■ Exercise prompt ■
Please write the listing below out again exactly, leaving every picture behind.

■ Material provided ■
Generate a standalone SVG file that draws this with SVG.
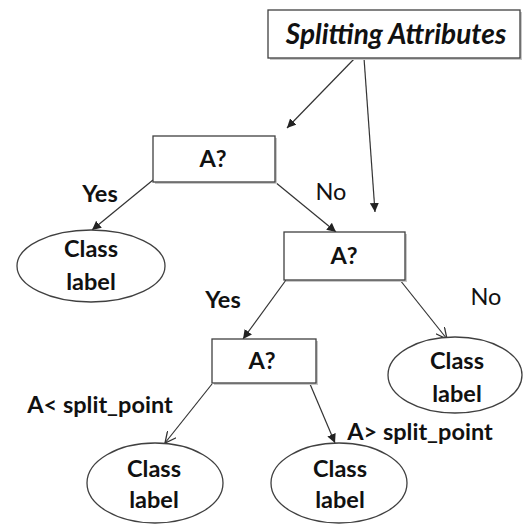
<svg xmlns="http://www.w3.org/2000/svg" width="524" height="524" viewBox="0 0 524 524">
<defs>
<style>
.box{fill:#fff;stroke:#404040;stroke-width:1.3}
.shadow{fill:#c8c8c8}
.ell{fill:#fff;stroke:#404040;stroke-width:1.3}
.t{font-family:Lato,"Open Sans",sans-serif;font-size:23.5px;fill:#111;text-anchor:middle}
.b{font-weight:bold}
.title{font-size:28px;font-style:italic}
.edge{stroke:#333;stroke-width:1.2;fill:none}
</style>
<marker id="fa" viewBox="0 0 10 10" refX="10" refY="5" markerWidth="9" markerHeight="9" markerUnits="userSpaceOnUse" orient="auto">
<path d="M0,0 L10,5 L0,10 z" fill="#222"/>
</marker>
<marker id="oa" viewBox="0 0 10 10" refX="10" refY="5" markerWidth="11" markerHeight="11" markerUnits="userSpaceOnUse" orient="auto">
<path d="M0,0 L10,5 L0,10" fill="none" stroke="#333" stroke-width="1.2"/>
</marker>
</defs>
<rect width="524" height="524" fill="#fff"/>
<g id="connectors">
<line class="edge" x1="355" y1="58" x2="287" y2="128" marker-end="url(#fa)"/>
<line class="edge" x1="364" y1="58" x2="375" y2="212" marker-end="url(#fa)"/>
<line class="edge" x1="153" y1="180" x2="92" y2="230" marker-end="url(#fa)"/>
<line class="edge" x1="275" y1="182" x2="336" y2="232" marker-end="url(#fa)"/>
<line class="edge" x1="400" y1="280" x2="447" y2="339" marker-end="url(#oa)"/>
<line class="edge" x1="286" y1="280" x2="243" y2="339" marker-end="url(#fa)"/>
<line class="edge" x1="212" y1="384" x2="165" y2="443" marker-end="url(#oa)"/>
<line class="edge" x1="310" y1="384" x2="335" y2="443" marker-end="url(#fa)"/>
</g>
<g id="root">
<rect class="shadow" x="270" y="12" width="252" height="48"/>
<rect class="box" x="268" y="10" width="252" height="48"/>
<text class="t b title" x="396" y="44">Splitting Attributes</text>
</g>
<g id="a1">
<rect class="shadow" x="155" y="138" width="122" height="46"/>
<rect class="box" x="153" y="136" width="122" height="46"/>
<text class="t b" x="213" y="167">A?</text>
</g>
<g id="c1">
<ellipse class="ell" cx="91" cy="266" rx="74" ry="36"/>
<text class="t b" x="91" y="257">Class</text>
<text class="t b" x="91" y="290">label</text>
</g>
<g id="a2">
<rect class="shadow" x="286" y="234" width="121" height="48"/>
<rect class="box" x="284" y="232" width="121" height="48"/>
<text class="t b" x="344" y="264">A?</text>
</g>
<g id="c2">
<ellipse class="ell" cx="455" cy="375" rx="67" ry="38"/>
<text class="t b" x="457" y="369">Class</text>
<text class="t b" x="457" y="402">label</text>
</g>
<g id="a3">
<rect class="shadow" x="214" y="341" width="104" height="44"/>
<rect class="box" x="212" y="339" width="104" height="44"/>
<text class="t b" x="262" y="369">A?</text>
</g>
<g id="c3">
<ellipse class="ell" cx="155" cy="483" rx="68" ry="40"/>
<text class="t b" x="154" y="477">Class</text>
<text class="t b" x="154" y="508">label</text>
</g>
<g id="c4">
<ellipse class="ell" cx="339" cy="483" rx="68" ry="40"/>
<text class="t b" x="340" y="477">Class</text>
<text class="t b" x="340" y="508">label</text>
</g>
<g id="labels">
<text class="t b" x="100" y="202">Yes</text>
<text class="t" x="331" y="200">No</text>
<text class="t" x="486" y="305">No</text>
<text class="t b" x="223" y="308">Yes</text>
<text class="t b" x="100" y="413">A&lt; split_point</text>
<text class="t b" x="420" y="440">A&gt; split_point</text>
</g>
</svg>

■ Completed exercise ■
Generate a standalone SVG file that draws this with SVG.
<svg xmlns="http://www.w3.org/2000/svg" width="524" height="524" viewBox="0 0 524 524">
<defs>
<style>
.box{fill:#fff;stroke:#404040;stroke-width:1.3}
.shadow{fill:#c8c8c8}
.ell{fill:#fff;stroke:#404040;stroke-width:1.3}
.t{font-family:Lato,"Open Sans",sans-serif;font-size:23.5px;fill:#111;text-anchor:middle}
.b{font-weight:bold}
.title{font-size:28px;font-style:italic}
.edge{stroke:#333;stroke-width:1.2;fill:none}
</style>
<marker id="fa" viewBox="0 0 10 10" refX="10" refY="5" markerWidth="9" markerHeight="9" markerUnits="userSpaceOnUse" orient="auto">
<path d="M0,0 L10,5 L0,10 z" fill="#222"/>
</marker>
<marker id="oa" viewBox="0 0 10 10" refX="10" refY="5" markerWidth="11" markerHeight="11" markerUnits="userSpaceOnUse" orient="auto">
<path d="M0,0 L10,5 L0,10" fill="none" stroke="#333" stroke-width="1.2"/>
</marker>
</defs>
<rect width="524" height="524" fill="#fff"/>
<g id="connectors">
<line class="edge" x1="355" y1="58" x2="287" y2="128" marker-end="url(#fa)"/>
<line class="edge" x1="364" y1="58" x2="375" y2="212" marker-end="url(#fa)"/>
<line class="edge" x1="153" y1="180" x2="92" y2="230" marker-end="url(#fa)"/>
<line class="edge" x1="275" y1="182" x2="336" y2="232" marker-end="url(#fa)"/>
<line class="edge" x1="400" y1="280" x2="447" y2="339" marker-end="url(#oa)"/>
<line class="edge" x1="286" y1="280" x2="243" y2="339" marker-end="url(#fa)"/>
<line class="edge" x1="212" y1="384" x2="165" y2="443" marker-end="url(#oa)"/>
<line class="edge" x1="310" y1="384" x2="335" y2="443" marker-end="url(#fa)"/>
</g>
<g id="root">
<rect class="shadow" x="270" y="12" width="252" height="48"/>
<rect class="box" x="268" y="10" width="252" height="48"/>
<text class="t b title" x="396" y="44">Splitting Attributes</text>
</g>
<g id="a1">
<rect class="shadow" x="155" y="138" width="122" height="46"/>
<rect class="box" x="153" y="136" width="122" height="46"/>
<text class="t b" x="213" y="167">A?</text>
</g>
<g id="c1">
<ellipse class="ell" cx="91" cy="266" rx="74" ry="36"/>
<text class="t b" x="91" y="257">Class</text>
<text class="t b" x="91" y="290">label</text>
</g>
<g id="a2">
<rect class="shadow" x="286" y="234" width="121" height="48"/>
<rect class="box" x="284" y="232" width="121" height="48"/>
<text class="t b" x="344" y="264">A?</text>
</g>
<g id="c2">
<ellipse class="ell" cx="455" cy="375" rx="67" ry="38"/>
<text class="t b" x="457" y="369">Class</text>
<text class="t b" x="457" y="402">label</text>
</g>
<g id="a3">
<rect class="shadow" x="214" y="341" width="104" height="44"/>
<rect class="box" x="212" y="339" width="104" height="44"/>
<text class="t b" x="262" y="369">A?</text>
</g>
<g id="c3">
<ellipse class="ell" cx="155" cy="483" rx="68" ry="40"/>
<text class="t b" x="154" y="477">Class</text>
<text class="t b" x="154" y="508">label</text>
</g>
<g id="c4">
<ellipse class="ell" cx="339" cy="483" rx="68" ry="40"/>
<text class="t b" x="340" y="477">Class</text>
<text class="t b" x="340" y="508">label</text>
</g>
<g id="labels">
<text class="t b" x="100" y="202">Yes</text>
<text class="t" x="331" y="200">No</text>
<text class="t" x="486" y="305">No</text>
<text class="t b" x="223" y="308">Yes</text>
<text class="t b" x="100" y="413">A&lt; split_point</text>
<text class="t b" x="420" y="440">A&gt; split_point</text>
</g>
</svg>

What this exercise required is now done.